If the mongod.lock file in the data directory specified by dbpath, /data/db by default, is not a zero-byte file, then mongod will refuse to start, and you will find a message that contains the following line in your MongoDB log our output:
Unclean shutdown detected.
This indicates that you need to remove the lockfile and run repair. If you run repair when the mongodb.lock file exists without the mongod --repairpath option, you will see a message that contains the following line:
old lock file: /data/db/mongod.lock. probably means unclean shutdown
You must remove the lockfile and run the repair operation before starting the database normally using the following procedure:
Recovering a member of a replica set.
Do not use this procedure to recover a member of a replica set. Instead you should either restore from a backup or perform an initial sync using data from an intact member of the set, as described in Resync a Member of a Replica Set.
There are two processes to repair data files that result from an unexpected shutdown:
Use the --repair option in conjunction with the --repairpath option. mongod will read the existing data files, and write the existing data to new data files. This does not modify or alter the existing data files.
You do not need to remove the mongod.lock file before using this procedure.
You must remove the mongod.lock file before using this procedure.
To repair your data files using the --repairpath option to preserve the original data files unmodified:
mongod --dbpath /data/db --repair --repairpath /data/db0
When this completes, the new repaired data files will be in the /data/db0 directory.
mongod --dbpath /data/db0
Once you confirm that the data files are operational you may delete or archive the data files in the /data/db directory.

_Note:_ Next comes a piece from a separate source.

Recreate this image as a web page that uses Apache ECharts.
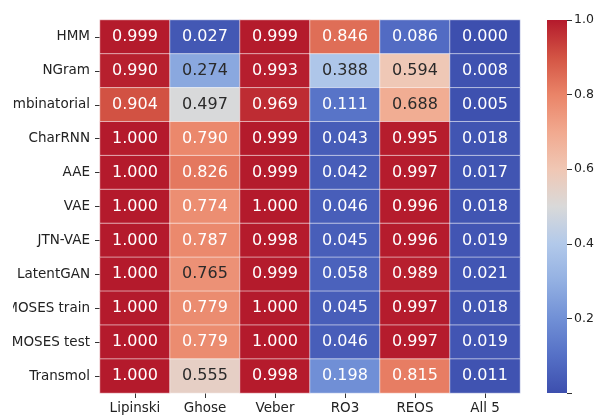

To repair your data files without preserving the original files, do not use the --repairpath option, as in the following procedure:
Remove the stale lock file:
Replace /data/db with your dbpath where your MongoDB instance’s data files reside.
After you remove the mongod.lock file you must run the --repair process before using your database.
mongod --dbpath /data/db --repair
When this completes, the repaired data files will replace the original data files in the /data/db directory.
mongod --dbpath /data/db
In normal operation, you should never remove the mongod.lock file and start mongod. Instead consider the one of the above methods to recover the database and remove the lock files. In dire situations you can remove the lockfile, and start the database using the possibly corrupt files, and attempt to recover data from the database; however, it’s impossible to predict the state of the database in these situations.
If you are not running with journaling, and your database shuts down unexpectedly for any reason, you should always proceed as if your database is in an inconsistent and likely corrupt state. If at all possible restore from backup or, if running as a replica set, restore by performing an initial sync using data from an intact member of the set, as described in Resync a Member of a Replica Set.